He sabido que algunos viejos del barrio se escapan y visitan por las tardes los cementerios.
Con cuerpos vacilantes, salen sigilosos de sus casas antes de que caiga el sol y recorren solemnes el estrecho camino de piedras sueltas bordeado de cipreses que se inclinan a su paso. Al fondo hay una pequeña explanada con cuatro bancos de madera y hierro. Allí se sientan, cabizbajos, y hablan con Dios, como rezando.
Huyen de las calles solitarias y las iglesias están cerradas. Para ellos la calle dejó de ser una quimera hace ya demasiado tiempo.
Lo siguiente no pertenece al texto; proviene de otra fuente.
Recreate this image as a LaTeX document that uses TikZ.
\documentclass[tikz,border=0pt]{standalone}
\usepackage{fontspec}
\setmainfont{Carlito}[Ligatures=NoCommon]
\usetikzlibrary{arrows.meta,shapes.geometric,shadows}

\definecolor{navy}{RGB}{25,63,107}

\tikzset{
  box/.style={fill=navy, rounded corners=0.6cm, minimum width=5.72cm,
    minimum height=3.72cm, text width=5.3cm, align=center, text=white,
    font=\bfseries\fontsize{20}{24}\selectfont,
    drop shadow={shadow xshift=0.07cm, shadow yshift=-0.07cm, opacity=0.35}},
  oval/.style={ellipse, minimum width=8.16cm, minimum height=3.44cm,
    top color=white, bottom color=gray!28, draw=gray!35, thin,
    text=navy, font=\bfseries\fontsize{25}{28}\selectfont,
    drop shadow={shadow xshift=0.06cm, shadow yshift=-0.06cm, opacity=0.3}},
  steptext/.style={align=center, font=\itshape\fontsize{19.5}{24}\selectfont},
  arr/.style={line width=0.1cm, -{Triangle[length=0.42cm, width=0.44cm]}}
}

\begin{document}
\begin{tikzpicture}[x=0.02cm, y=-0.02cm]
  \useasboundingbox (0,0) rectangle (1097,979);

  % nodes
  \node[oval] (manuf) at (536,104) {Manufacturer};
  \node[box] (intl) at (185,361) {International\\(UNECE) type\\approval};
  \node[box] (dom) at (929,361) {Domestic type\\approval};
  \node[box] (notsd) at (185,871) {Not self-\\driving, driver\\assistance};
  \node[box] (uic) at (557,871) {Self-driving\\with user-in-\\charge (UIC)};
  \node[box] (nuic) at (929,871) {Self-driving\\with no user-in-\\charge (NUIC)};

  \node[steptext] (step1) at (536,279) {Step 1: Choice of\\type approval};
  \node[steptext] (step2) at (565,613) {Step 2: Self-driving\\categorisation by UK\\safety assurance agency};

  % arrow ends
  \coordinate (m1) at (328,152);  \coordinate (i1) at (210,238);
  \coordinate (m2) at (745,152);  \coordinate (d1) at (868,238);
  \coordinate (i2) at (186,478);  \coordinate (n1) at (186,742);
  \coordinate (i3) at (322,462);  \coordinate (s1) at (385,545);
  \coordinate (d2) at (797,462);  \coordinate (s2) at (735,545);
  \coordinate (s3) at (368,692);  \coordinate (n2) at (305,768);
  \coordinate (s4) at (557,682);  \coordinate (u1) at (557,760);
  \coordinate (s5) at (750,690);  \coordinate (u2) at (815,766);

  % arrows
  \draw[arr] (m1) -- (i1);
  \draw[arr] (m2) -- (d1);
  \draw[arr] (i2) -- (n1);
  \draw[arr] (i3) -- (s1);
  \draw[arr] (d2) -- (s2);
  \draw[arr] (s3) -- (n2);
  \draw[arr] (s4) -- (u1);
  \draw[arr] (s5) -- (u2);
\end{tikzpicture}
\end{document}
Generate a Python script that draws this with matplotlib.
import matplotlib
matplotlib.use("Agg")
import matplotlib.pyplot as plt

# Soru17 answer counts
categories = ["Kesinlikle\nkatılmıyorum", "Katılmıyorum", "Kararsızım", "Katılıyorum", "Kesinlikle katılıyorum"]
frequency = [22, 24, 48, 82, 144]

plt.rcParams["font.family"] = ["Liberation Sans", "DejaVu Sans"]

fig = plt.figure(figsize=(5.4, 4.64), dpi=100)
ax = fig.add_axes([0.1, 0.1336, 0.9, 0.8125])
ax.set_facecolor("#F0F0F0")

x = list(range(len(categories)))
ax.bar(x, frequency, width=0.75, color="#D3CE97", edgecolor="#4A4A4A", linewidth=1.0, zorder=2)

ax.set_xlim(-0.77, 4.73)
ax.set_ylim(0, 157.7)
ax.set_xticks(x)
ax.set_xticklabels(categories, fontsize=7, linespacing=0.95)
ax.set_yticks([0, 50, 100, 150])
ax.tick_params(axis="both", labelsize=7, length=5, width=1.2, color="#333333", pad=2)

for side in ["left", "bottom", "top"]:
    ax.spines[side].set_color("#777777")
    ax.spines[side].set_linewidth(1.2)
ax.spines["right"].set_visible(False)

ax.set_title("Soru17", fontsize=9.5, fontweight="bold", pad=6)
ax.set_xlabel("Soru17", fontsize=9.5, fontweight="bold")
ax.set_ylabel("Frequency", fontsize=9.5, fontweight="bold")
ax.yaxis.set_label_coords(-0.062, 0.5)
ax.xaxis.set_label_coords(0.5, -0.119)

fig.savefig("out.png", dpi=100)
Sienten que la fe les está fallando mientras notan el temblor de la soledad de los tilos y los naranjos a su lado. Ya no se oye cantar el agua de las fuentes, ni se mueve el viento en las veletas de los tejados ni funcionan las luces de los semáforos. Solo les parece escuchar a lo lejos el eco del tañido de las doce campanadas del mediodía en las iglesias por los muertos.
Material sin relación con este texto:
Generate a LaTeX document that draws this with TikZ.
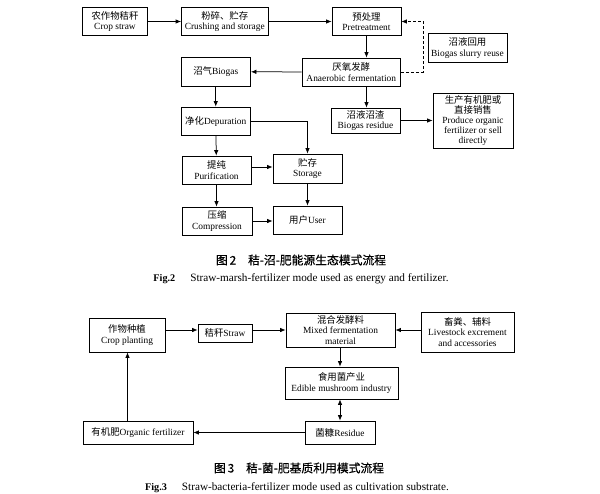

—Con esto de la pandemia no hay reposo para los sepultureros trabajando a destajo entre losas de mármol, maderas de pino y lúgubres luces palpitando amarillas sorteando las cruces cuando cae la tarde— suspira el más viejo.
Sin embargo, todo parece dormido —dice otro—.
Ya no hay flores en los jarrones de los hospitales, ni música que se quedó callada hace más de quince días en los quirófanos. Solo hay un fervor muy parecido al miedo en las miradas de los enfermos, un llanto febril esperanzado y la vigilia generosa de seres que, como ejércitos de ángeles celestes, tratan de evitar que sus corazones se queden dormidos.
Rezan susurrando los viejos y piden perdón a sus amigos muertos por el error de estar todavía ellos vivos.
Un soplo de vida los acompaña cada tarde por el camino de vuelta a casa, solos, hacia su destino.